Your goal => Only the lines from the start of the data below through the line that contains "import seaborn as sns" are to be copied, exactly and without pictures.

·····

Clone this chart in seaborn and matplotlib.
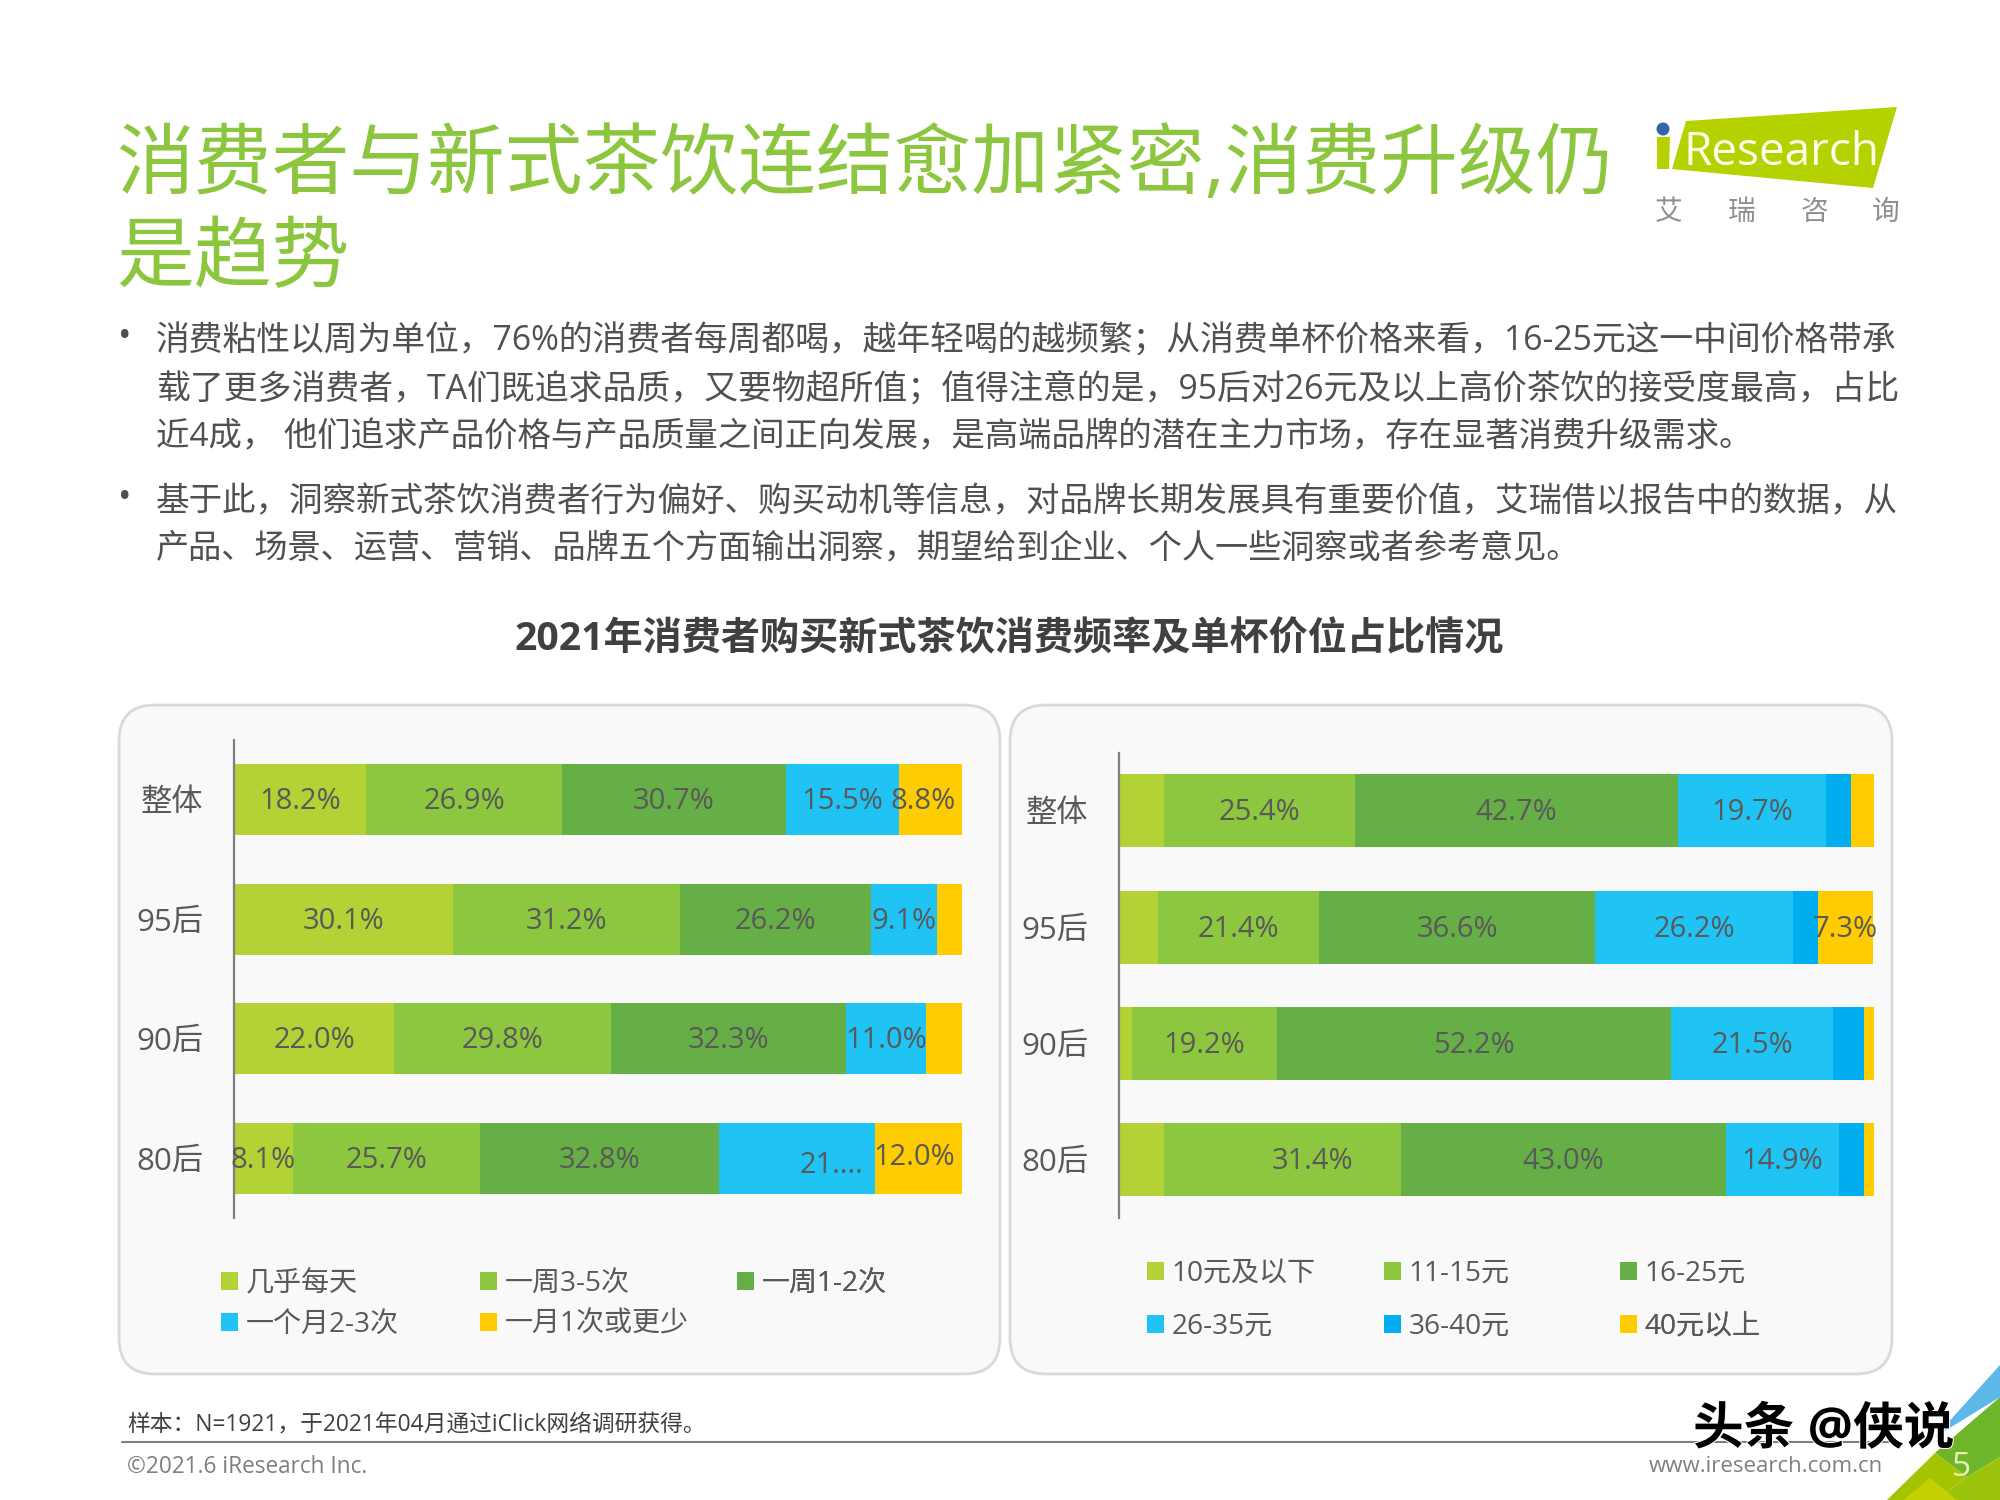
import matplotlib
matplotlib.use("Agg")
import matplotlib.pyplot as plt
import matplotlib.patheffects as pe
from matplotlib.patches import FancyBboxPatch, Polygon, Circle, Patch
import pandas as pd
import seaborn as sns

sns.set_theme(style="white")
FONT = ['Open Sans', 'Noto Sans CJK SC', 'DejaVu Sans']
plt.rcParams['font.family'] = FONT

FULL = str.maketrans({",": "\uff0c", ";": "\uff1b", ":": "\uff1a"})

TITLE_LINES = ["消费者与新式茶饮连结愈加紧密,消费升级仍", "是趋势"]
BODY_LINES = [
    "消费粘性以周为单位,76%的消费者每周都喝,越年轻喝的越频繁;从消费单杯价格来看,16-25元这一中间价格带承",
    "载了更多消费者,TA们既追求品质,又要物超所值;值得注意的是,95后对26元及以上高价茶饮的接受度最高,占比",
    "近4成, 他们追求产品价格与产品质量之间正向发展,是高端品牌的潜在主力市场,存在显著消费升级需求。",
    "基于此,洞察新式茶饮消费者行为偏好、购买动机等信息,对品牌长期发展具有重要价值,艾瑞借以报告中的数据,从",
    "产品、场景、运营、营销、品牌五个方面输出洞察,期望给到企业、个人一些洞察或者参考意见。",
]
CHART_TITLE = "2021年消费者购买新式茶饮消费频率及单杯价位占比情况"
FOOTNOTE = "样本:N=1921,于2021年04月通过iClick网络调研获得。"

groups = ["整体", "95后", "90后", "80后"]

freq_names = ["几乎每天", "一周3-5次", "一周1-2次", "一个月2-3次", "一月1次或更少"]
freq_daily = [18.2, 30.1, 22.0, 8.1]
freq_3_5 = [26.9, 31.2, 29.8, 25.7]
freq_1_2 = [30.7, 26.2, 32.3, 32.8]
freq_month = [15.5, 9.1, 11.0, 21.4]
freq_less = [8.8, 3.4, 4.9, 12.0]
freq_labels = [
    ["18.2%", "30.1%", "22.0%", "8.1%"],
    ["26.9%", "31.2%", "29.8%", "25.7%"],
    ["30.7%", "26.2%", "32.3%", "32.8%"],
    ["15.5%", "9.1%", "11.0%", "21...."],
    ["8.8%", "", "", "12.0%"],
]

price_names = ["10元及以下", "11-15元", "16-25元", "26-35元", "36-40元", "40元以上"]
price_10 = [5.9, 5.1, 1.7, 6.0]
price_15 = [25.4, 21.4, 19.2, 31.4]
price_25 = [42.7, 36.6, 52.2, 43.0]
price_35 = [19.7, 26.2, 21.5, 14.9]
price_40 = [3.3, 3.3, 4.1, 3.4]
price_up = [3.1, 7.3, 1.3, 1.3]
price_labels = [
    ["", "", "", ""],
    ["25.4%", "21.4%", "19.2%", "31.4%"],
    ["42.7%", "36.6%", "52.2%", "43.0%"],
    ["19.7%", "26.2%", "21.5%", "14.9%"],
    ["", "", "", ""],
    ["", "7.3%", "", ""],
]

LIME, GREEN, DGREEN, BLUE, DBLUE, YELLOW = "#B2D235", "#8DC63F", "#66AF46", "#1FC4F4", "#00ADEF", "#FFCC00"
GRAY = "#595959"
W, H = 2000, 1500

fig = plt.figure(figsize=(20, 15), dpi=100, facecolor="white")
bg = fig.add_axes([0, 0, 1, 1], zorder=0)
bg.set_xlim(0, W)
bg.set_ylim(H, 0)
bg.axis("off")

# slide texts
for t, y in zip(TITLE_LINES, [168, 260]):
    bg.text(116, y, t, fontsize=56, color="#8CC63F", va="center", ha="left", family=FONT)
for t, y, fs in zip(BODY_LINES, [342, 390, 438, 502, 550], [24.33, 24.37, 24.05, 24.14, 23.9]):
    bg.text(156, y, t.translate(FULL), fontsize=fs, color="#505050", va="center", ha="left", family=FONT)
for y in [338, 499]:
    bg.text(125, y, "•", fontsize=26, color="#505050", va="center", ha="center", family=FONT)
bg.text(1009, 640, CHART_TITLE, fontsize=28.2, fontweight="bold", color="#404040",
        va="center", ha="center", family=FONT)

# panels
for x0, x1 in [(119, 1000), (1010, 1892)]:
    bg.add_patch(FancyBboxPatch((x0 + 36, 705 + 36), x1 - x0 - 72, 669 - 72,
                                boxstyle="round,pad=36,rounding_size=36",
                                fc="#F9F9F9", ec="#D9D9D9", lw=2))

# logo
bg.add_patch(Polygon([(1686, 121), (1897, 107), (1873, 188), (1672, 169)], closed=True, fc="#B5D100", ec="none"))
bg.add_patch(Polygon([(1657, 137), (1670, 137), (1669, 169), (1657, 169)], closed=True, fc="#B5D100", ec="none"))
bg.add_patch(Circle((1663, 129), 6.5, fc="#3565A8", ec="none"))
bg.text(1684, 153, "Research", fontsize=33, color="#FCFDE8", va="center", ha="left", family=FONT)
for c, x in zip("艾瑞咨询", [1669, 1742, 1814, 1886]):
    bg.text(x, 213, c, fontsize=20, color="#8F8F8F", va="center", ha="center", family=FONT)

# corner decoration
bg.add_patch(Polygon([(2000, 1365), (1935, 1437), (2000, 1397)], closed=True, fc="#5BB8E8", ec="none"))
bg.add_patch(Polygon([(2000, 1397), (1935, 1453), (1967, 1477), (2000, 1457)], closed=True, fc="#6EB52A", ec="none"))
bg.add_patch(Polygon([(1887, 1500), (1935, 1453), (1967, 1477), (1935, 1500)], closed=True, fc="#A3C400", ec="none"))
bg.add_patch(Polygon([(1967, 1477), (2000, 1457), (2000, 1500), (1935, 1500)], closed=True, fc="#9CC40A", ec="none"))
bg.add_patch(Polygon([(1903, 1500), (1930, 1478), (1957, 1500)], closed=True, fc="#C4D000", ec="none"))

# footer
bg.plot([122, 1890], [1442, 1442], color="#7F7F7F", lw=1.5)
bg.text(127, 1425, FOOTNOTE.translate(FULL), fontsize=16.4, color="#404040", va="center", ha="left", family=FONT)
bg.text(127, 1467, "©2021.6 iResearch Inc.", fontsize=16.3, color="#7F7F7F", va="center", ha="left", family=FONT)
bg.text(1883, 1467, "www.iresearch.com.cn", fontsize=16, color="#7F7F7F", va="center", ha="right", family=FONT)
bg.text(1961, 1468, "5", fontsize=24, color="#E6F2B0", va="center", ha="center", family=FONT)
bg.text(1693, 1431, "头条 @侠说", fontsize=36.5, fontweight="bold", color="black", va="center", ha="left",
        family=FONT, zorder=10, path_effects=[pe.withStroke(linewidth=1.5, foreground="white")])


def axes_px(x0, x1, y0, y1):
    return fig.add_axes([x0 / W, 1 - y1 / H, (x1 - x0) / W, (y1 - y0) / H], zorder=2, facecolor="none")


def stacked(ax, series, names, colors, labels, width, offsets):
    df = pd.DataFrame(dict(zip(names, series)))
    cum = df.cumsum(axis=1)
    cum["group"] = groups
    for name, c in reversed(list(zip(names, colors))):
        sns.barplot(data=cum, y="group", x=name, order=groups, color=c, saturation=1,
                    width=width, linewidth=0, ax=ax, legend=False)
    ax.set_xlim(0, 100)
    ax.set_ylim(3.5, -0.5)
    ax.set_xlabel("")
    ax.set_ylabel("")
    ax.set_xticks([])
    for s in ["top", "right", "bottom"]:
        ax.spines[s].set_visible(False)
    ax.spines["left"].set_color("#7F7F7F")
    ax.spines["left"].set_linewidth(1.6)
    ax.tick_params(axis="y", length=0, pad=22)
    for t in ax.get_yticklabels():
        t.set_fontsize(22.5)
        t.set_color(GRAY)
        t.set_family(FONT)
    for j, name in enumerate(names):
        for i in range(len(groups)):
            if not labels[j][i]:
                continue
            start = cum[names[j - 1]].iloc[i] if j else 0
            dx, dy = offsets.get((j, i), (0, 0))
            ax.annotate(labels[j][i], (start + df[name].iloc[i] / 2, i), xytext=(dx, -dy - 2),
                        textcoords="offset pixels", ha="center", va="center",
                        fontsize=21, color=GRAY, family=FONT, annotation_clip=False)


def legends(ax, names, colors, xs, ys):
    for k, x in enumerate(xs):
        for r, y in enumerate(ys):
            i = k + len(xs) * r
            if i >= len(names):
                continue
            lg = ax.legend(handles=[Patch(fc=colors[i], ec="none", label=names[i])],
                           loc="center left", bbox_to_anchor=(x / W, 1 - y / H),
                           bbox_transform=fig.transFigure, frameon=False,
                           prop={"family": FONT, "size": 20.2}, labelcolor=GRAY,
                           handlelength=0.6, handleheight=0.58, handletextpad=0.28,
                           borderpad=0, borderaxespad=0)
            ax.add_artist(lg)


ax1 = axes_px(234, 962, 740, 1218)
cols1 = [LIME, GREEN, DGREEN, BLUE, YELLOW]
stacked(ax1, [freq_daily, freq_3_5, freq_1_2, freq_month, freq_less], freq_names, cols1, freq_labels, 0.595,
        {(3, 3): (35, 5), (4, 3): (-4, -3), (4, 0): (-8, 0)})
legends(ax1, freq_names, cols1, [221, 480, 737], [1284, 1325])

ax2 = axes_px(1119, 1874, 752.5, 1218)
cols2 = [LIME, GREEN, DGREEN, BLUE, DBLUE, YELLOW]
stacked(ax2, [price_10, price_15, price_25, price_35, price_40, price_up], price_names, cols2, price_labels, 0.627,
        {(1, 3): (30, 0)})
legends(ax2, price_names, cols2, [1147, 1384, 1620], [1274, 1327])

fig.savefig("out.png", dpi=100, facecolor="white")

·····

Solution to this task =>
Clone this chart in seaborn and matplotlib.
import matplotlib
matplotlib.use("Agg")
import matplotlib.pyplot as plt
import matplotlib.patheffects as pe
from matplotlib.patches import FancyBboxPatch, Polygon, Circle, Patch
import pandas as pd
import seaborn as sns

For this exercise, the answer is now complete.